Resolving nanostructure and chemistry of solid-electrolyte interphase on lithium anodes by depth-sensitive plasmon-enhanced Raman spectroscopy

The solid-electrolyte interphase (SEI) plays crucial roles for the reversible operation of lithium metal batteries. However, fundamental understanding of the mechanisms of SEI formation and evolution is still limited. Herein, we develop a depth-sensitive plasmon-enhanced Raman spectroscopy (DS-PERS) method to enable in-situ and nondestructive characterization of the nanostructure and chemistry of SEI, based on synergistic enhancements of localized surface plasmons from nanostructured Cu, shell-isolated Au nanoparticles and Li deposits at different depths.
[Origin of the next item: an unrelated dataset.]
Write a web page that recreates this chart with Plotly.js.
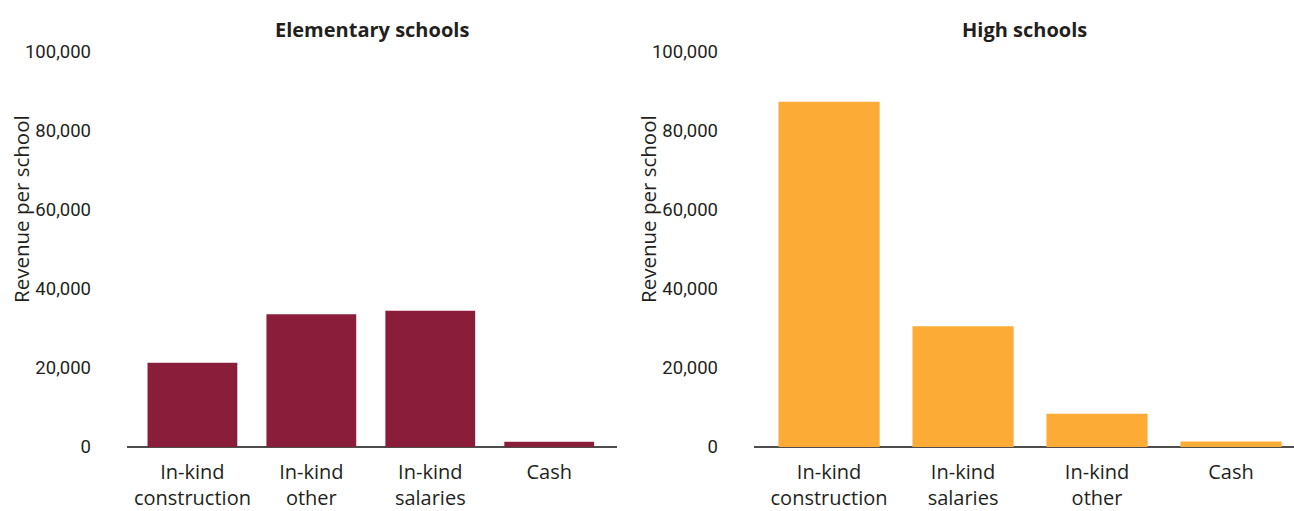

We monitor the sequential formation of SEI in both ether-based and carbonate-based dual-salt electrolytes on a Cu current collector and then on freshly deposited Li, with dramatic chemical reconstruction. The molecular-level insights from the DS-PERS study unravel the profound influences of Li in modifying SEI formation and in turn the roles of SEI in regulating the Li-ion desolvation and the subsequent Li deposition at SEI-coupled interfaces. Last, we develop a cycling protocol that promotes a favorable direct SEI formation route, which significantly enhances the performance of anode-free Li metal batteries.

Automated summary

In this study, a depth-sensitive plasmon-enhanced Raman spectroscopy (DS-PERS) method is developed for in situ and nondestructive characterization of the nanostructure and chemistry of the solid-electrolyte interphase (SEI) in lithium metal batteries. Insights from the DS-PERS study reveal the profound influences of lithium in modifying SEI formation and regulating Li-ion desolvation and subsequent Li deposition. Furthermore, a cycling protocol that promotes direct SEI formation is developed, significantly enhancing the performance of anode-free Li metal batteries.